Lilitika has very blatant Attic phonaesthetics (even with somewhat similar letter frequency tables) in its later dialects, but underneath it all, my actual induction into curiosity about constructed grammar came from a cursory awareness of the agglutinative habits of Korean case markers, so there's some resonance with that in Lilitika's early phases, which verge on polysynthetic. I did manage to get an almost 1:1 parse tree with the opening lines of the Iliad, though, since Lilitika essentially has the PIE cases. Best witnessed here.

Other conlangs on the go:

Ksreskézaian languages are a self-conscious effort to avoid mimicking anything of which I'm aware. However, due to contact with humans, some of the later forms do include a small amount of vocabulary with recognizable Terran roots.

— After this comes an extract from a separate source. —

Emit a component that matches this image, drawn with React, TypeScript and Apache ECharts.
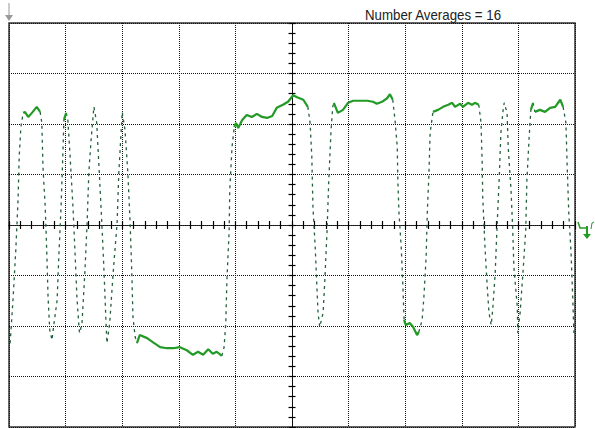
import React, { useEffect, useRef } from "react";
import * as echarts from "echarts";

// Time in horizontal divisions (0..10)
const timeDiv = [
  0.02, 0.07, 0.12, 0.16, 0.18, 0.21, 0.25, 0.28, 0.34, 0.42, 0.49, 0.55, 0.58, 0.6, 0.64, 0.67, 0.69, 0.72, 0.76, 0.78,
  0.85, 0.88, 0.92, 0.95, 0.97, 1.01, 1.04, 1.08, 1.13, 1.17, 1.2, 1.24, 1.25, 1.29, 1.34, 1.38, 1.41, 1.45, 1.5, 1.55,
  1.59, 1.64, 1.68, 1.71, 1.73, 1.78, 1.84, 1.91, 1.94, 1.98, 2.0, 2.05, 2.1, 2.14, 2.17, 2.19, 2.23, 2.26,
  2.31, 2.44, 2.54, 2.67, 2.79, 2.9, 3.02, 3.14, 3.25, 3.34, 3.43, 3.52, 3.6, 3.67, 3.76, 3.8,
  3.83, 3.85, 3.89, 3.9, 3.94, 3.98, 4.01, 4.05, 4.12, 4.2, 4.29, 4.38, 4.47, 4.56, 4.65, 4.73, 4.84, 4.93, 5.02, 5.09, 5.2, 5.28,
  5.32, 5.35, 5.37, 5.41, 5.44, 5.46, 5.49, 5.55, 5.58, 5.62, 5.65, 5.69, 5.72, 5.74, 5.81, 5.9, 5.99, 6.08, 6.2, 6.33, 6.43, 6.5, 6.59, 6.68, 6.73, 6.78,
  6.82, 6.86, 6.87, 6.89, 6.93, 6.96, 6.98, 7.01, 7.08, 7.14, 7.21, 7.24,
  7.3, 7.33, 7.37, 7.39, 7.42, 7.44, 7.49, 7.58, 7.67, 7.76, 7.83, 7.88, 7.97, 8.02, 8.11, 8.18, 8.23, 8.3,
  8.34, 8.36, 8.37, 8.41, 8.45, 8.48, 8.52, 8.55, 8.59, 8.62, 8.66, 8.69, 8.73, 8.75, 8.8, 8.82, 8.87, 8.9, 8.92, 8.98,
  8.99, 9.03, 9.08, 9.13, 9.15, 9.19, 9.22, 9.26, 9.29, 9.38, 9.47, 9.56, 9.65, 9.74, 9.79, 9.84, 9.86, 9.89, 9.93, 9.96, 9.98,
];

// Signal level in vertical divisions (-4..4)
const levelDiv = [
  -2.34, -1.49, -0.5, 0.5, 1.35, 1.94, 2.22, 2.24, 2.14, 2.24, 2.34, 2.24, 2.02, 1.15, 0.36, -0.63, -1.43, -2.08, -2.28, -2.08,
  -1.49, -0.63, 0.36, 1.35, 2.08, 2.22, 2.08, 1.35, 0.36, -0.63, -1.43, -2.08, -2.14, -1.94, -0.95, 0.04, 1.03, 1.68, 2.34, 2.02,
  1.15, 0.04, -0.95, -1.82, -2.34, -1.94, -0.95, 0.04, 1.03, 1.82, 2.24, 1.88, 1.03, 0.04, -0.95, -1.82, -2.22, -2.34,
  -2.18, -2.24, -2.32, -2.42, -2.44, -2.44, -2.42, -2.48, -2.57, -2.51, -2.57, -2.46, -2.55, -2.51, -2.59, -2.42,
  -1.94, -1.09, -0.1, 0.69, 1.54, 1.94, 2.02, 1.92, 2.08, 2.18, 2.14, 2.2, 2.14, 2.12, 2.16, 2.32, 2.38, 2.44, 2.57, 2.53, 2.48, 2.34,
  2.02, 1.35, 0.36, -0.44, -1.23, -1.74, -2.02, -1.74, -1.09, -0.1, 0.89, 1.88, 2.34, 2.42, 2.22, 2.28, 2.42, 2.46, 2.46, 2.46, 2.44, 2.4, 2.44, 2.51, 2.59, 2.48,
  2.08, 1.54, 0.89, 0.24, -0.44, -1.23, -1.88, -1.98, -1.94, -2.02, -2.18, -2.12,
  -1.88, -1.43, -0.63, 0.24, 1.03, 1.82, 2.24, 2.28, 2.34, 2.38, 2.42, 2.34, 2.4, 2.34, 2.42, 2.38, 2.42, 2.38,
  2.02, 1.23, 0.55, -0.44, -1.23, -1.74, -1.98, -1.62, -0.95, -0.1, 0.89, 1.82, 2.28, 2.42, 2.22, 1.54, 0.69, -0.1, -0.83, -1.62,
  -2.14, -1.74, -0.95, -0.1, 0.89, 1.74, 2.28, 2.42, 2.24, 2.28, 2.24, 2.32, 2.34, 2.48, 2.34, 2.02, 1.23, 0.24, -0.55, -1.43, -2.14,
];

const titleText = "Number Averages = 16";

const X_MIN = -5;
const X_MAX = 5;
const Y_MIN = -4;
const Y_MAX = 4;

export default function App() {
  const ref = useRef<HTMLDivElement>(null);

  useEffect(() => {
    if (!ref.current) return;
    const chart = echarts.init(ref.current, undefined, { renderer: "svg" });

    const n = Math.min(timeDiv.length, levelDiv.length);
    const pts: [number, number][] = [];
    for (let i = 0; i < n; i++) pts.push([timeDiv[i] + X_MIN, levelDiv[i]]);

    // pixel-scale steepness (56.6 px per x-div, 50.5 px per y-div)
    const isSteep = (i: number) => {
      const dx = Math.abs(pts[i + 1][0] - pts[i][0]) * 56.6;
      const dy = Math.abs(pts[i + 1][1] - pts[i][1]) * 50.5;
      return dy > 3.5 * Math.max(dx, 0.01);
    };
    const build = (steep: boolean) => {
      const out: any[] = [];
      let open = false;
      for (let i = 0; i < pts.length - 1; i++) {
        if (isSteep(i) === steep) {
          if (!open) {
            if (out.length) out.push([pts[i][0], null]);
            out.push(pts[i]);
            open = true;
          }
          out.push(pts[i + 1]);
        } else {
          open = false;
        }
      }
      return out;
    };

    const dotted = { color: "#111", type: [1, 1] as any, width: 1 };
    const tickStyle = { color: "#000", width: 1.2 };

    const mkX = (idx: number, inside: boolean, main: boolean) => ({
      type: "value",
      min: X_MIN,
      max: X_MAX,
      interval: 1,
      position: "bottom",
      axisLine: { show: true, onZero: true, onZeroAxisIndex: idx, lineStyle: dotted },
      axisTick: { show: true, inside, length: 4, lineStyle: tickStyle },
      minorTick: { show: true, splitNumber: 5, length: 4, lineStyle: tickStyle },
      axisLabel: { show: false },
      splitLine: { show: main, lineStyle: dotted },
    });
    const mkY = (idx: number, inside: boolean, main: boolean) => ({
      type: "value",
      min: Y_MIN,
      max: Y_MAX,
      interval: 1,
      position: "left",
      axisLine: { show: true, onZero: true, onZeroAxisIndex: idx, lineStyle: dotted },
      axisTick: { show: true, inside, length: 3.5, lineStyle: tickStyle },
      minorTick: { show: true, splitNumber: 5, length: 3.5, lineStyle: tickStyle },
      axisLabel: { show: false },
      splitLine: { show: main, lineStyle: dotted },
    });

    const green = "#229a26";

    chart.setOption({
      animation: false,
      backgroundColor: "#fff",
      grid: {
        left: 9,
        top: 23,
        right: 20,
        bottom: 1,
        show: true,
        borderColor: "#333",
        borderWidth: 1.5,
        backgroundColor: "transparent",
      },
      xAxis: [mkX(0, false, true), mkX(1, true, false)],
      yAxis: [mkY(0, false, true), mkY(1, true, false)],
      series: [
        {
          type: "line",
          xAxisIndex: 0,
          yAxisIndex: 0,
          data: build(true),
          showSymbol: false,
          symbol: "none",
          connectNulls: false,
          lineStyle: { color: "#24603c", width: 1.3, type: [3, 4] },
          z: 3,
        },
        {
          type: "line",
          xAxisIndex: 0,
          yAxisIndex: 0,
          data: build(false),
          showSymbol: false,
          symbol: "none",
          connectNulls: false,
          lineStyle: { color: green, width: 2.2 },
          z: 4,
        },
      ],
      graphic: [
        {
          type: "line",
          shape: { x1: 9, y1: 3, x2: 9, y2: 16 },
          style: { stroke: "#999", lineWidth: 1 },
        },
        {
          type: "polygon",
          shape: { points: [[5, 15], [13, 15], [9, 21]] },
          style: { fill: "#999" },
        },
        {
          type: "text",
          x: 365,
          y: 15,
          scaleX: 0.95,
          style: {
            text: titleText,
            fontSize: 14,
            fontFamily: "Liberation Sans, Arial, sans-serif",
            fill: "#222",
            textVerticalAlign: "middle",
            verticalAlign: "middle",
          },
        },
        {
          type: "polyline",
          shape: { points: [[578, 222], [580, 228], [587, 228]] },
          style: { stroke: green, lineWidth: 1.5, fill: "none" },
        },
        {
          type: "line",
          shape: { x1: 587, y1: 226, x2: 587, y2: 235 },
          style: { stroke: green, lineWidth: 2 },
        },
        {
          type: "polygon",
          shape: { points: [[583, 234], [591, 234], [587, 239]] },
          style: { fill: green },
        },
        {
          type: "polyline",
          shape: { points: [[591, 229], [592, 223], [594, 222]] },
          style: { stroke: green, lineWidth: 1, fill: "none" },
        },
      ],
    });

    return () => chart.dispose();
  }, []);

  return (
    <div
      ref={ref}
      style={{ position: "absolute", left: 0, top: 0, width: 595, height: 428, background: "#fff" }}
    />
  );
}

Roshagil: Mandarin after a bad one-night stand with English. Though the vocabulary and near-total lack of morphology is unquestionably Chinese, the depredations of time have curiously restricted the language to the twenty-six letters of the English alphabet. Half a million years in the future, ASCII remains unchanged, though the letter forms are not very recognisable.

Kuanid: Not much of a start on this, but my hope is to eventually derive it from a boiled-down convergence of the procedural languages of the EU—so, mostly French and German. Luxembourgian, if you will, or Italo-Germanic more historically. This is the language spoken by most of the future-humans in the setting, and is notoriously described as having no standard form, but rather an immense sea of synonyms and graphemes that argolects and idiolects are plucked from. Consequently I've considered adding ideograms to Kuanid, but not to Roshagil. Yup.

Glissía: Attic. It's meticulously constructed out of Greek with some of the basic facts of PIE shuffled around for convenience and a formal syntax for symbolic logic grafted onto it. The language is spoken by inconceivably stodgy academics who refuse to change much about it. Originally the plan for Glissía was to find a happy medium between Latinists and Hellenists, a sort of hybrid that all Classicists could be proud of. Then the plan was to construct an absurdly complex superset of both Latin and Greek that could be mixed freeform. Now it's just Greek with extra declensions and cases.